Klarinet Archive - Posting 000544.txt from 1995/09

From: niethamer@-----.BITNET
Subj: Re: Neidich and the Mozart concerto performance
Date: Tue, 26 Sep 1995 23:40:20 -0400

Dan Leeson wrote:

> what did you think of the Neidich performance of the Mozart concerto?

On balance I liked it. I felt like the orchestral playing by Orpheus was
as elegant and expressive as any I've heard of this concerto, and it gave
me some ideas for my own performances of this work.
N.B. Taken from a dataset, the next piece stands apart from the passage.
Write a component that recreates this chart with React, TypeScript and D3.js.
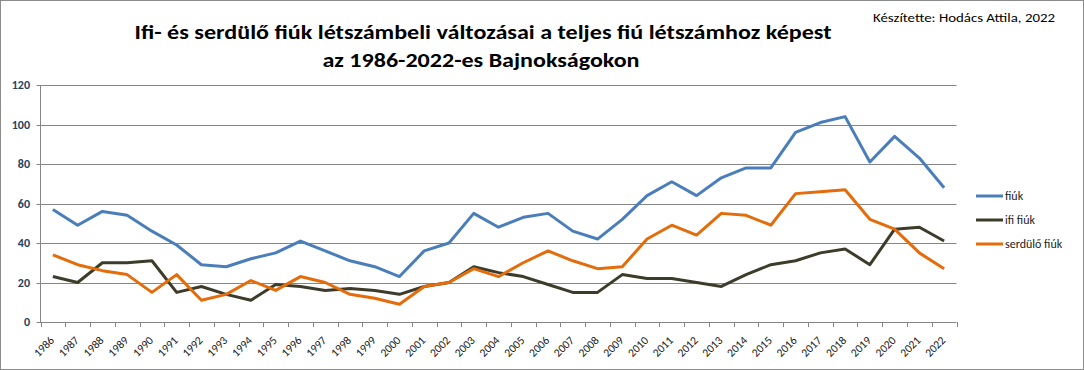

I'm hot and cold about Neidich's ornamentation. I like the idea of
ornamentation, but I feel that Neidich's is not always appropriate to the
music. In general, I found some of the ornamentation to be too much in
the pure virtuoso mold - virtuosity for its own sake, as opposed to
weaving virtuoso ornaments into the weave of the music as Mozart notated
it. At specific moments, I questioned the use of ornaments - why, for
instance, in the exposition of the first mvt, but not in the parallel
place in the recap?

Having said all that, I borrowed a few of these ornaments for
performances of my own the last time I performed the concerto in 1991.
I found Neidich's sound to be much more "mainstream" than in live
performances I've heard him play, much more "in control".
And as I said, I enjoyed the performance as a whole very much, because it
gave so much to consider.

Another recording I enjoy is Anthony Pay/Academy of Ancient Music. I like
the ornamentation (some of which I also borrowed), and the sound of the
period instrument gives another perspective on the coloring of the sound
that we miss with our grenadilla clarinets and our "beat the string band"
orchestral blockbuster sounds.

I think DePeyer's recording (London Sym/Peter Maag?) in its third mvt.
gives as good a feeling of dance as any recording of the concerto that I've
ever heard. And, while confessing to borrowing, Alfred Prinz/Vienna/Bohm
showed me a phrasing/dynamics scheme for a first movement phrase (mm
85-87) that never seems to wear out.

> if we clarinetists hear
> a performance of a work for solo clarinet and anything, we should be
> articulate and observant enough to say exactly what it was we found
> satisfying and what it was that disappointed us. If all that comes out
> of our mouths consists of platitudes about "it was a nice performance
> and s/he played very well," then we do a disservice to ourselves, our
> repertoire, and our duty to report on how that repertoire should be
> executed.

Hear, hear!!

Now, Dan, can you enlighten us about the controversial aspects of the
ornamentation in Neidich's recording? For me, the issue isn't whether to do
so - it's how,
and where, and whether it's "really what Mozart would have wanted"(!!)